To build an image we'll need to fetch lots of binary packages from the archive, so it makes sense to cache these binary packages locally for further image building. These will be cached in the workspace.

Updating a derived archive

  • Show delta between an archive and its parent
    • - tbd can show the list of modified packages in each category, and then allow the user to choose one to work on..

UI Changes

Mostly tbd will just have command-line arguments and status output.

There will be sometimes when it may need to present the user a list of options, so we should design how that would look.

Test/Demo Plan

There is clearly a lot of testing that will be required. We will make a lot of use of unit testing, and also dogfooding by developers.

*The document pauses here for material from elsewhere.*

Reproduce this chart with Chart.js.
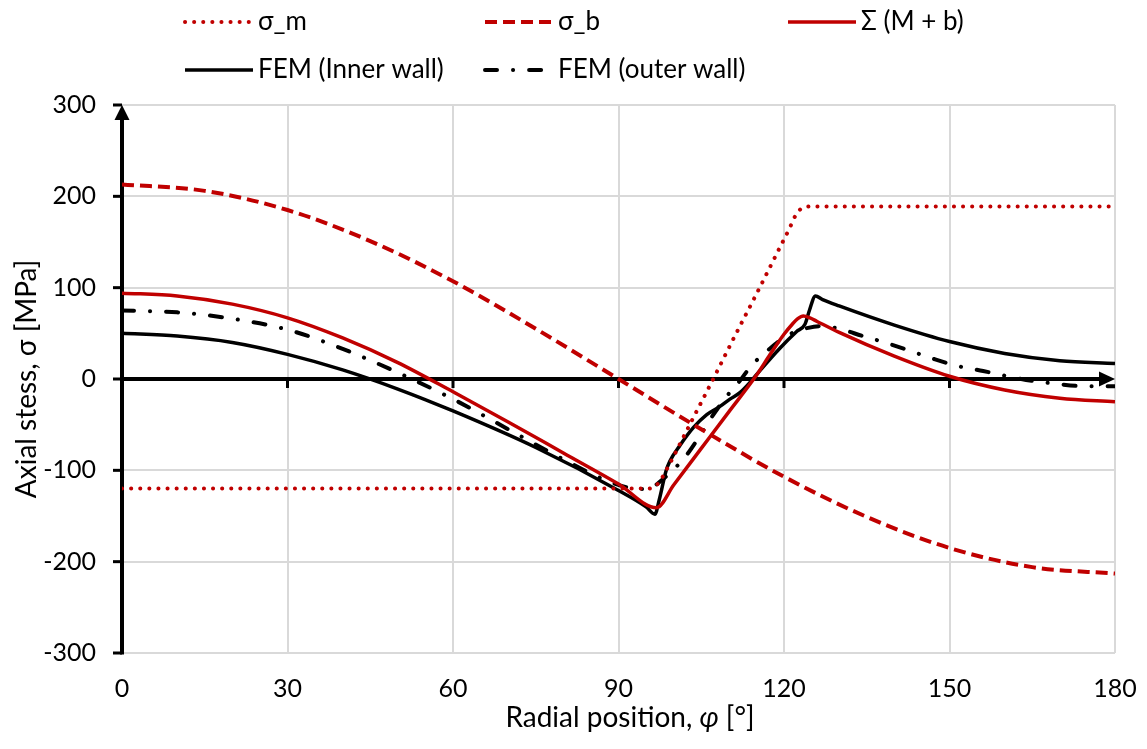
<!DOCTYPE html>
<html>
<head>
<meta charset="utf-8">
<script src="https://cdn.jsdelivr.net/npm/chart.js@4.4.1/dist/chart.umd.min.js"></script>
<style>
  html, body { margin: 0; padding: 0; background: #ffffff; }
  #wrap { width: 1147px; height: 749px; }
</style>
</head>
<body>
<div id="wrap"><canvas id="c" width="1147" height="749"></canvas></div>
<script>
// Axis ticks
const xTickValues = [0, 30, 60, 90, 120, 150, 180];
const yTickValues = [-300, -200, -100, 0, 100, 200, 300];

// Membrane stress σ_m
const phiM   = [0, 45, 90, 95.5, 96.5, 97.5, 99, 103, 107, 111, 115, 119, 121, 122, 123, 124, 125.5, 150, 180];
const sigmaM = [-120, -120, -120, -120, -118, -112, -96, -49, -2, 46, 93, 141, 165, 178, 186, 188.5, 189, 189, 189];

// Bending stress σ_b
const phiB   = [0, 15, 30, 45, 60, 75, 90, 105, 120, 135, 150, 165, 180];
const sigmaB = [213, 206, 185, 151, 107, 55, 0, -55, -107, -151, -185, -206, -213];

// Sum of membrane and bending
const phiSum   = [0, 10, 20, 30, 40, 50, 60, 70, 80, 90, 96.9, 100, 105, 110, 115, 117.5, 120, 121.5, 122.5, 123.5, 124.7, 126, 130, 140, 150, 160, 170, 180];
const sigmaSum = [94, 91, 82, 67, 45, 18, -14, -47, -81, -115, -141, -116, -76, -36, 4, 27, 49, 60, 66, 69, 67, 63, 51, 25, 3, -12, -21, -25];

// FEM, inner wall
const phiInner = [0, 10, 20, 30, 40, 50, 60, 75, 90, 95, 96.6, 97.4, 98.6, 99.3, 101.1, 103.6, 106, 108.4, 110.2, 112, 113.8, 115.6, 119.3, 122.3, 123.8, 124.6, 125.7, 127, 130, 140, 150, 160, 170, 180];
const feInner  = [50, 47, 40, 27, 10, -11, -35, -75, -122, -140, -148, -132, -101, -90, -73, -53, -39, -30, -22, -15, -4, 9, 34, 52, 60, 75, 91, 87, 80, 59, 41, 28, 20, 17];

// FEM, outer wall
const phiOuter = [0, 10, 20, 30, 40, 50, 60, 70, 80, 89, 93, 95.5, 97, 98, 100, 102, 104, 106, 108, 110, 112, 114, 117, 119, 121.7, 124.4, 127, 130, 134.3, 138.3, 142.8, 147.4, 151.6, 156.1, 160.5, 164.9, 169, 173.6, 180];
const feOuter  = [75, 73, 66, 54, 33, 7, -22, -55, -88, -114, -120, -120.5, -115, -110, -99, -86, -69, -50, -32, -16, -2, 14, 31, 41, 51, 56, 58, 55, 47, 40, 31, 21.5, 14, 8.8, 3, -2, -5, -7.7, -8];

const seriesLabels = ['σ_m', 'σ_b', 'Σ (M + b)', 'FEM (Inner wall)', 'FEM (outer wall)'];

const toPoints = (xs, ys) => xs.map((v, i) => ({ x: v, y: ys[i] }));

const RED = '#c00000';
const BLACK = '#000000';
const FONT = 'Lato';
const TICK_FS = 25;
const LEGEND_FS = 26;
const TITLE_FS = 28;

const datasets = [
  { label: seriesLabels[0], data: toPoints(phiM, sigmaM), borderColor: RED, borderWidth: 4,
    borderDash: [0.1, 9], borderCapStyle: 'round' },
  { label: seriesLabels[1], data: toPoints(phiB, sigmaB), borderColor: RED, borderWidth: 4,
    borderDash: [12, 6], borderCapStyle: 'butt' },
  { label: seriesLabels[2], data: toPoints(phiSum, sigmaSum), borderColor: RED, borderWidth: 3.5,
    borderDash: [], borderCapStyle: 'butt' },
  { label: seriesLabels[3], data: toPoints(phiInner, feInner), borderColor: BLACK, borderWidth: 3.5,
    borderDash: [], borderCapStyle: 'butt' },
  { label: seriesLabels[4], data: toPoints(phiOuter, feOuter), borderColor: BLACK, borderWidth: 4,
    borderDash: [12, 16, 0.1, 16], borderCapStyle: 'round' }
].map(d => Object.assign({
  pointRadius: 0, pointHoverRadius: 0, fill: false,
  cubicInterpolationMode: 'monotone', borderJoinStyle: 'round'
}, d));

// Axis lines with arrowheads, tick marks, axis titles and the legend
const decor = {
  id: 'decor',
  beforeDatasetsDraw(chart) {
    const { ctx, scales: { x, y } } = chart;
    const x0 = x.getPixelForValue(0), x1 = x.getPixelForValue(180);
    const y0 = y.getPixelForValue(0);
    const yTop = y.getPixelForValue(300), yBot = y.getPixelForValue(-300);
    ctx.save();
    ctx.strokeStyle = BLACK;
    ctx.fillStyle = BLACK;
    ctx.lineWidth = 4;
    ctx.beginPath(); ctx.moveTo(x0, yBot + 1.5); ctx.lineTo(x0, yTop + 12); ctx.stroke();
    ctx.beginPath(); ctx.moveTo(x0, yTop); ctx.lineTo(x0 - 7.5, yTop + 15); ctx.lineTo(x0 + 7.5, yTop + 15); ctx.closePath(); ctx.fill();
    ctx.beginPath(); ctx.moveTo(x0, y0); ctx.lineTo(x1 - 12, y0); ctx.stroke();
    ctx.beginPath(); ctx.moveTo(x1, y0); ctx.lineTo(x1 - 16, y0 - 7.5); ctx.lineTo(x1 - 16, y0 + 7.5); ctx.closePath(); ctx.fill();
    ctx.lineWidth = 3;
    yTickValues.forEach(v => {
      const py = y.getPixelForValue(v);
      ctx.beginPath(); ctx.moveTo(x0 - 9, py); ctx.lineTo(x0, py); ctx.stroke();
    });
    xTickValues.forEach(v => {
      if (v === 0 || v === 180) return;
      const px = x.getPixelForValue(v);
      ctx.beginPath(); ctx.moveTo(px, y0); ctx.lineTo(px, y0 + 9); ctx.stroke();
    });
    ctx.restore();
  },
  afterDraw(chart) {
    const { ctx, scales: { y } } = chart;
    ctx.save();
    ctx.fillStyle = BLACK;
    ctx.textBaseline = 'middle';

    // x axis title with italic φ
    const parts = [
      ['Radial position, ', 'normal ' + TITLE_FS + 'px ' + FONT],
      ['φ', 'italic ' + TITLE_FS + 'px ' + FONT],
      [' [°]', 'normal ' + TITLE_FS + 'px ' + FONT]
    ];
    let total = 0;
    parts.forEach(p => { ctx.font = p[1]; total += ctx.measureText(p[0]).width; });
    let tx = 630 - total / 2;
    ctx.textAlign = 'left';
    parts.forEach(p => { ctx.font = p[1]; ctx.fillText(p[0], tx, 718); tx += ctx.measureText(p[0]).width; });

    // y axis title
    ctx.save();
    ctx.translate(27, (y.top + y.bottom) / 2);
    ctx.rotate(-Math.PI / 2);
    ctx.textAlign = 'center';
    ctx.font = 'normal ' + TITLE_FS + 'px ' + FONT;
    ctx.fillText('Axial stess, σ [MPa]', 0, 0);
    ctx.restore();

    // legend
    const slots = [[185, 22], [485, 22], [788, 22], [185, 70], [485, 70]];
    const sampleLen = 68;
    chart.data.datasets.forEach((ds, i) => {
      const [lx, ly] = slots[i];
      ctx.save();
      ctx.strokeStyle = ds.borderColor;
      ctx.lineWidth = ds.borderWidth;
      ctx.lineCap = ds.borderCapStyle;
      ctx.setLineDash(ds.borderDash || []);
      ctx.beginPath(); ctx.moveTo(lx, ly); ctx.lineTo(lx + sampleLen, ly); ctx.stroke();
      ctx.restore();
      ctx.font = 'normal ' + LEGEND_FS + 'px ' + FONT;
      ctx.textAlign = 'left';
      ctx.fillText(ds.label, lx + sampleLen + 5, ly);
    });
    ctx.restore();
  }
};

new Chart(document.getElementById('c'), {
  type: 'line',
  data: { datasets },
  options: {
    responsive: false,
    animation: false,
    events: [],
    layout: { padding: { top: 105, right: 32, left: 0, bottom: 0 } },
    plugins: { legend: { display: false }, tooltip: { enabled: false } },
    scales: {
      x: {
        type: 'linear', min: 0, max: 180,
        afterBuildTicks: s => { s.ticks = xTickValues.map(v => ({ value: v })); },
        afterFit: s => { s.height = 96; s.paddingLeft = 0; s.paddingRight = 0; },
        grid: { color: '#d9d9d9', lineWidth: 2, drawTicks: false },
        border: { display: false },
        ticks: { color: BLACK, padding: 21, font: { family: FONT, size: TICK_FS }, maxRotation: 0 }
      },
      y: {
        type: 'linear', min: -300, max: 300,
        afterBuildTicks: s => { s.ticks = yTickValues.map(v => ({ value: v })); },
        afterFit: s => { s.width = 122; s.paddingTop = 0; s.paddingBottom = 0; },
        grid: { color: '#d9d9d9', lineWidth: 2, drawTicks: false },
        border: { display: false },
        ticks: { color: BLACK, padding: 26, font: { family: FONT, size: TICK_FS } }
      }
    }
  },
  plugins: [decor]
});
</script>
</body>
</html>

Each feature should be explicitly tested as it is included though, and integration tests included where possible.

Unresolved issues

  • We'll need multiple OAuth credentials (e.g. for,, etc), so we need to figure out which credentials to use depending on the arguments given.
  • If we go with OAuth for the authentication, it means the user will need a browser to obtain the OAuth credentials, so it will be tricky to run tbd on a server. To workaround that we can either copy existing credentials to the server or ask the user for their password and do the oauth dance ourselves (a la ground control). The latter is a really nasty trick, IMO.

  • For long running operations, do we want to try and design some sort of progress report or should we rely just on an email sent by vostok when it's done?
  • Maybe the caching of binary packages should be the responsibility of ARMImageBuildingTool?

  • Is supporting the local archive in a workspace in all the tools going to be a lot of work? Should there be a way for it to be transparently included instead?